Along with the constant evolution of a wireless communication technology and protocol standards, a mobile packet service has experienced great development, and a data throughput capability of a single terminal has been continuously improved. For example, a Long Term Evolution (LTE) system may support data transmission at a maximum downlink rate of 100 Mbps within a 20 M bandwidth, and a data transmission rate of a follow-up LTE Advanced (LTE-A) system may further be increased, and may even reach 1 Gbps.
The astronomical increase of a data service amount of a terminal imposes enormous pressure and challenges on a service capability and deployment strategy of the terminal. A carrier company needs to enhance an existing network deployment and communication technology on one hand, and on the other hand, expects to accelerate the popularization of a new technology and network extension, thereby fulfilling the aim of rapidly improving network performance. Along with the development of a mobile communication system up to now, it is more and more difficult to provide economic, flexible and high-capability service only by enhancing macro networks, so a network strategy of deploying Low Power Nodes (LPN) to provide a small cell coverage becomes an attractive solution, particularly in the aspect of providing good user experiences in an indoor/outdoor hotspot area with a large transmitted data count.

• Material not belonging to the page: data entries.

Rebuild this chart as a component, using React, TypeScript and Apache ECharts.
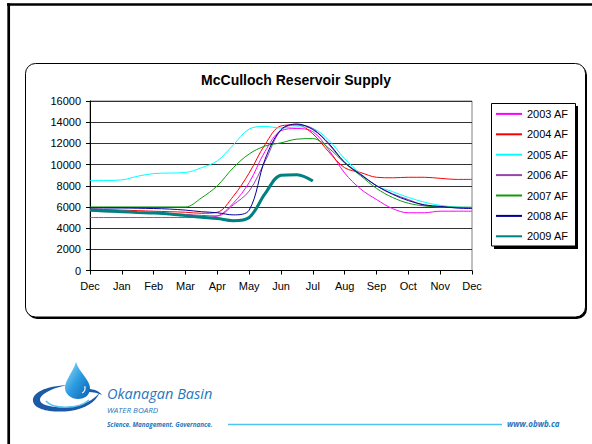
import React, { useEffect, useRef } from "react";
import * as echarts from "echarts";

const months = ["Dec", "Jan", "Feb", "Mar", "Apr", "May", "Jun", "Jul", "Aug", "Sep", "Oct", "Nov", "Dec"];
const yTicks = [0, 2000, 4000, 6000, 8000, 10000, 12000, 14000, 16000];

// values every half month, Dec .. Dec
const af2003 = [5000, 5000, 5000, 5000, 5000, 5000, 5000, 5000, 5150, 6350, 8300, 11250, 13200, 13400, 13100, 11400, 9200, 7700, 6700, 5850, 5450, 5450, 5600, 5600, 5600];
const af2004 = [5800, 5750, 5700, 5650, 5600, 5550, 5500, 5400, 5500, 7000, 9200, 11900, 13650, 13750, 12900, 11200, 9700, 9250, 8800, 8750, 8800, 8800, 8700, 8600, 8600];
const af2005 = [8500, 8500, 8550, 8900, 9150, 9200, 9250, 9700, 10350, 11850, 13350, 13600, 13450, 13550, 13400, 12300, 10550, 9150, 8000, 7450, 6900, 6450, 6150, 6000, 5950];
const af2006 = [5600, 5550, 5500, 5450, 5400, 5350, 5300, 5200, 5150, 6200, 7500, 10300, 13250, 13750, 13400, 11900, 10200, 9100, 8000, 7250, 6700, 6150, 6000, 5950, 5900];
const af2007 = [6000, 6000, 6000, 6000, 6000, 6000, 6000, 6850, 8000, 9700, 11000, 11750, 12050, 12400, 12450, 11550, 10150, 8950, 7750, 6900, 6350, 6100, 6000, 5970, 5970];
const af2008 = [5900, 5900, 5900, 5880, 5850, 5800, 5700, 5550, 5450, 5250, 5700, 10500, 13300, 13830, 13300, 12000, 10200, 9050, 8000, 7200, 6600, 6200, 6050, 5900, 5850];
const af2009 = [5700, 5620, 5550, 5480, 5420, 5330, 5180, 5030, 4900, 4700, 5000, 7250, 9000, 9050, 8450];

const seriesDefs = [
  { name: "2003 AF", data: af2003, color: "#ff00ff", width: 1 },
  { name: "2004 AF", data: af2004, color: "#ff0000", width: 1 },
  { name: "2005 AF", data: af2005, color: "#00ffff", width: 1 },
  { name: "2006 AF", data: af2006, color: "#9944aa", width: 1 },
  { name: "2007 AF", data: af2007, color: "#119911", width: 1 },
  { name: "2008 AF", data: af2008, color: "#000099", width: 1 },
  { name: "2009 AF", data: af2009, color: "#008080", width: 3 },
];

const FONT = "'Liberation Sans', Arial, sans-serif";
const LOGO_FONT = "'Open Sans', 'Noto Sans', sans-serif";

echarts.graphic.registerShape(
  "obwbDrop",
  echarts.graphic.extendPath(
    "M 76,362 C 79,372 90,380 90,388 C 90,395 85,399 78,399 C 71,399 65,394 65,388 C 65,380 73,372 76,362 Z",
    {}
  )
);
echarts.graphic.registerShape(
  "obwbSwirl",
  echarts.graphic.extendPath(
    "M 68,385 C 45,386 32,393 33,401 C 34,410 52,413 70,411 C 85,409 96,402 100,392 C 93,401 82,406 68,407 C 52,408 40,405 40,400 C 40,394 52,388 68,385 Z",
    {}
  )
);
echarts.graphic.registerShape(
  "obwbTail",
  echarts.graphic.extendPath("M 88,389 C 94,389 99,391 102,395 C 98,393 93,392 89,392 Z", {})
);
echarts.graphic.registerShape(
  "obwbInner",
  echarts.graphic.extendPath("M 46,401 C 52,409 78,410 89,400", {})
);

export default function App() {
  const ref = useRef<HTMLDivElement>(null);

  useEffect(() => {
    if (!ref.current) return;
    const chart = echarts.init(ref.current, undefined, { renderer: "svg" });

    const series = seriesDefs.map((s) => ({
      name: s.name,
      type: "line",
      smooth: 0.35,
      symbol: "none",
      data: s.data.map((v, i) => [i * 0.5, v]),
      lineStyle: { color: s.color, width: s.width },
      itemStyle: { color: s.color },
      z: s.width > 1 ? 4 : 3,
    }));

    chart.setOption({
      animation: false,
      backgroundColor: "#ffffff",
      title: {
        text: "McCulloch Reservoir Supply",
        left: "center",
        top: 73,
        padding: 0,
        textStyle: { fontFamily: FONT, fontSize: 14, fontWeight: "bold", color: "#000" },
      },
      grid: {
        left: 90,
        right: 120,
        top: 101,
        bottom: 173.5,
        show: true,
        borderColor: "#808080",
        borderWidth: 1,
        backgroundColor: "transparent",
      },
      legend: {
        orient: "vertical",
        left: 495,
        top: 108.3,
        itemWidth: 26,
        itemHeight: 14,
        itemGap: 9.2,
        padding: 0,
        itemStyle: { opacity: 0 },
        textStyle: { fontFamily: FONT, fontSize: 11, color: "#000" },
        data: seriesDefs.map((s) => s.name),
      },
      xAxis: {
        type: "value",
        min: 0,
        max: 12,
        interval: 1,
        axisLine: { show: true, lineStyle: { color: "#000", width: 1 } },
        axisTick: { show: true, length: 4, lineStyle: { color: "#000" } },
        splitLine: { show: false },
        axisLabel: {
          margin: 10,
          fontFamily: FONT,
          fontSize: 11,
          color: "#000",
          formatter: (v: number) => months[Math.round(v)] ?? "",
        },
      },
      yAxis: {
        type: "value",
        min: yTicks[0],
        max: yTicks[yTicks.length - 1],
        interval: 2000,
        axisLine: { show: true, lineStyle: { color: "#000", width: 1 } },
        axisTick: { show: true, length: 4, lineStyle: { color: "#000" } },
        splitLine: { show: true, lineStyle: { color: "#333333", width: 1 } },
        axisLabel: {
          margin: 9,
          fontFamily: FONT,
          fontSize: 11,
          color: "#000",
          formatter: (v: number) => String(v),
        },
      },
      series,
      graphic: [
        // slide frame
        { type: "line", z: -10, shape: { x1: 7, y1: 4.5, x2: 592, y2: 4.5 }, style: { stroke: "#000", lineWidth: 2.5 } },
        { type: "line", z: -10, shape: { x1: 8.7, y1: 3.3, x2: 8.7, y2: 444 }, style: { stroke: "#000", lineWidth: 2.7 } },
        // chart box
        { type: "rect", z: -10, shape: { x: 27, y: 65, width: 560, height: 254, r: 10 }, style: { fill: "#000" } },
        { type: "rect", z: -9, shape: { x: 25.5, y: 63.5, width: 560, height: 253.5, r: 10 }, style: { fill: "#fff", stroke: "#000", lineWidth: 1 } },
        // legend box
        { type: "rect", z: -8, shape: { x: 494, y: 106, width: 84, height: 143 }, style: { fill: "#000" } },
        { type: "rect", z: -7, shape: { x: 491.5, y: 103.5, width: 84, height: 142.5 }, style: { fill: "#fff", stroke: "#000", lineWidth: 1 } },
        // logo
        { type: "obwbSwirl", x: 0, y: 0, style: { fill: "#1c5aa8" } },
        { type: "obwbTail", x: 0, y: 0, style: { fill: "#1c5aa8" } },
        { type: "obwbInner", x: 0, y: 0, style: { fill: "none", stroke: "#55c4ef", lineWidth: 1.5 } },
        {
          type: "obwbDrop",
          x: 0,
          y: 0,
          style: {
            fill: {
              type: "linear",
              x: 0,
              y: 0,
              x2: 1,
              y2: 1,
              colorStops: [
                { offset: 0, color: "#9fe0fa" },
                { offset: 0.5, color: "#2b9be0" },
                { offset: 1, color: "#0a5fb4" },
              ],
            },
          },
        },
        { type: "arc", shape: { cx: 79, cy: 388, r: 6, startAngle: -0.3, endAngle: 1.0 }, style: { stroke: "#ffffff", lineWidth: 1.2, fill: "none" } },
        {
          type: "text",
          x: 107,
          y: 393,
          style: { text: "Okanagan Basin", fontFamily: LOGO_FONT, fontSize: 14.5, fontStyle: "italic", fill: "#1f78be", textVerticalAlign: "middle" },
        },
        {
          type: "text",
          x: 107,
          y: 409,
          style: { text: "WATER BOARD", fontFamily: LOGO_FONT, fontSize: 8, fontStyle: "italic", fill: "#1f78be", textVerticalAlign: "middle" },
        },
        {
          type: "text",
          x: 107,
          y: 424,
          style: { text: "Science. Management. Governance.", fontFamily: LOGO_FONT, fontSize: 6.3, fontStyle: "italic", fontWeight: "bold", fill: "#1f78be", textVerticalAlign: "middle" },
        },
        { type: "line", shape: { x1: 228, y1: 424.5, x2: 502, y2: 424.5 }, style: { stroke: "#4fc3f0", lineWidth: 1.3 } },
        {
          type: "text",
          x: 507,
          y: 423,
          style: { text: "www.obwb.ca", fontFamily: LOGO_FONT, fontSize: 8, fontStyle: "italic", fontWeight: "bold", fill: "#1f78be", textVerticalAlign: "middle" },
        },
      ],
    });

    return () => chart.dispose();
  }, []);

  return <div ref={ref} style={{ position: "fixed", left: 0, top: 0, width: 592, height: 444 }} />;
}
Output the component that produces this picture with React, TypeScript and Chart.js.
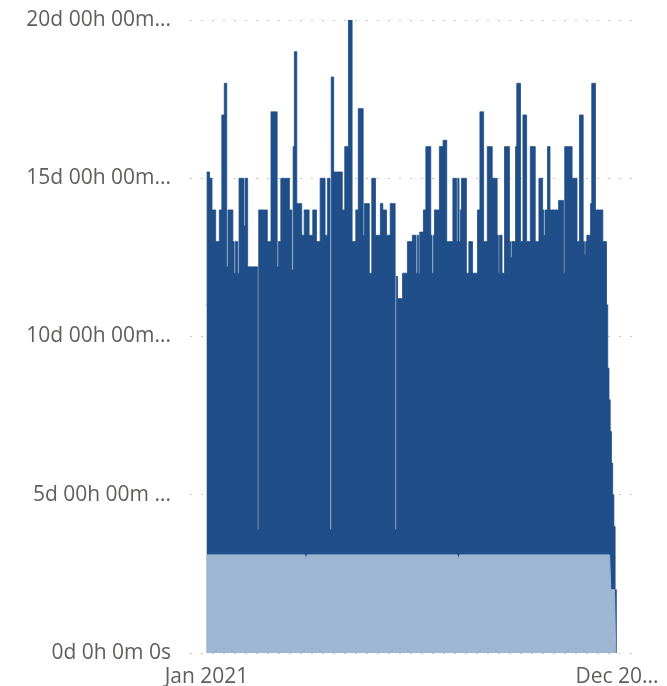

Enhancement in LPN deployment has been confirmed by the Third Generation Partnership Project (3GPP) to be one of the most interesting issues in future network development. LPNs are deployed in a coverage of a macro network, which may make transmission, mobility, security, interference and the like greatly different from those of a conventional macro network, and in a process of independently providing service for a terminal by each Evolved NodeB (eNB), there may exist multiple problems, and service requirements on a large data count and a high mobility cannot be met; because of practical limitations, historical factors and the like, backhauls of the LPNs are diversified, and each interface has different characteristics, and is limited to coordinate and interact with the macro network. Therefore, in a scenario deployed with LPNs, an important topic urgent to be solved is how to maintain a good coordination mechanism with a Macro eNB (MeNB) by virtue of its characteristics to provide optimal communication service for User Equipment (UE) to further meet requirements of higher bandwidth, higher performance, lower cost, higher security and applicability to multiple backhauls in the future development of an LTE communication system, but there is yet no specific and effective technical support.